Dailey v. State Farm Mutual Automobile Ins. Co., [Ms. 2161069, Aug. 24, 2018] __ So. 3d __ (Ala. Civ. App. 2018). This per curiam opinion denies the plaintiff’s application for rehearing of the court’s no-opinion affirmance of a summary judgment entered by the St. Clair Circuit Court dismissing plaintiff’s claim for uninsured motorist benefits. Plaintiff claimed she was run off the road by an unidentified person driving a second motor vehicle. Ms. *2. Plaintiff did not report the accident to law enforcement for some ten days. Ibid.

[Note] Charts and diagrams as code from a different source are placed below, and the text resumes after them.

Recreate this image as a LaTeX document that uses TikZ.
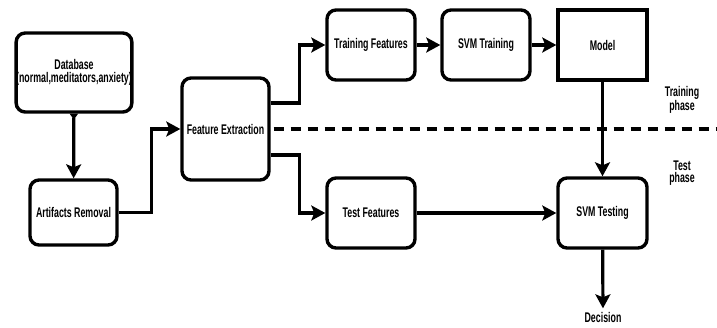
\documentclass[tikz,border=0pt]{standalone}
\usepackage{fontspec}
\setmainfont{Liberation Sans}[FakeStretch=0.63]
\usetikzlibrary{arrows.meta}
\begin{document}
\begin{tikzpicture}[x=1pt,y=-1pt,
        every node/.style={font=\fontsize{14}{12.5}\selectfont\bfseries},
        box/.style={draw,line width=3.4pt,rounded corners=9pt,align=center,inner sep=0pt,minimum width=88pt,minimum height=70pt},
        flow/.style={line width=3.2pt,-{Stealth[length=14pt,width=15pt,inset=3pt]}},
        phase/.style={align=center}]
                \useasboundingbox (0,0) rectangle (717,327);
                \node[box,minimum width=114pt,minimum height=79pt] (db) at (74,72.5) {Database\\(normal,meditators,anxiety)};
                \node[box,minimum width=87pt,minimum height=65pt] (ar) at (73.5,212.5) {Artifacts Removal};
                \node[box,minimum width=87pt,minimum height=102pt] (fe) at (225.5,129) {Feature Extraction};
                \node[box] (trf) at (371,45) {Training Features};
                \node[box] (svmtr) at (486,45) {SVM Training};
                \node[box,rounded corners=0pt,minimum width=89pt] (model) at (602.5,45) {Model};
                \node[box] (tef) at (371,213) {Test Features};
                \node[box,minimum width=89pt] (svmte) at (602.5,213) {SVM Testing};
                \node (dec) at (603,317) {Decision};
                \node[phase] (trph) at (682,100) {Training\\phase};
                \node[phase] (teph) at (682,173) {Test\\phase};
                \draw[line width=4pt,dash pattern=on 10pt off 7pt] ([xshift=3pt]fe.east) -- (717,129);
                \draw[flow,{Triangle[reversed,length=6pt,width=8pt]}-{Stealth[length=14pt,width=15pt,inset=3pt]}] (db) -- (ar);
                \draw[flow] (ar.east) -- ++(33,0) |- (fe.west);
                \draw[flow] ([yshift=26pt]fe.east) -- ++(29,0) |- (trf.west);
                \draw[flow] ([yshift=-26pt]fe.east) -- ++(29,0) |- (tef.west);
                \draw[flow] (trf) -- (svmtr);
                \draw[flow] (svmtr) -- (model);
                \draw[flow] (model) -- (svmte);
                \draw[flow] (tef) -- (svmte);
                \draw[flow] (svmte) -- (dec);
            \end{tikzpicture}
\end{document}
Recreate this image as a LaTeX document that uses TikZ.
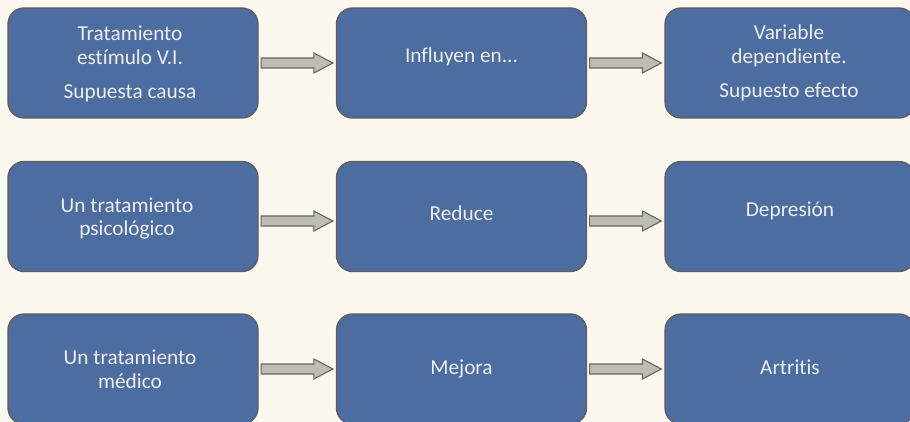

State Farm moved for summary judgment citing a policy provision requiring that an accident involving an unidentified motorist be reported to police within 24 hours of the accident. Plaintiff argued that the provision in question was unenforceable as contrary to Alabama public policy and inconsistent with the UIM statute. Ms. *8. The court rejected this argument, citing Alabama Farm Bureau Mutual Casualty Insurance Company v. Cain, 421 So. 2d 1281 (Ala. Civ. App. 1982) in which the court reversed a judgment for the insured for uninsured motorist benefits arising from a hit-and-run accident where the insured had failed to report the accident to the police within 24 hours. See Ms. *10-11. The court rejected the insured’s public policy argument noting that § 32-10-5(a), Ala. Code 1975 requires that an accident with bodily injuries be reported “‘immediately by the quickest means of communication.’” Ms. *14.
The court also rejected the insured’s contention that the policy filed by State Farm in support of its motion for summary judgment was inadmissible hearsay. The court noted that the custodian’s affidavit that she was “custodian of the records pertaining to issuance of policies,” satisfied the requirement of Rule 803(6), Ala. R. Evid., that records be “kept in the course of the regularly conducted business activity [pursuant to] the regular practice of that business activity ....” Ms. *6. The court further held that “the certified policy attached to the affidavit had ‘distinctive characteristics’ that ‘constitute[d] a prima facie showing that the policy offered ... is likely authentic,’ which is ‘all that is required under Rule 901(a), Ala. R. Evid.’” Ms. *7, quoting Royal Ins. Co. of America v. Crowne Investments, Inc., 903 So. 2d 802, 809 (Ala. 2004).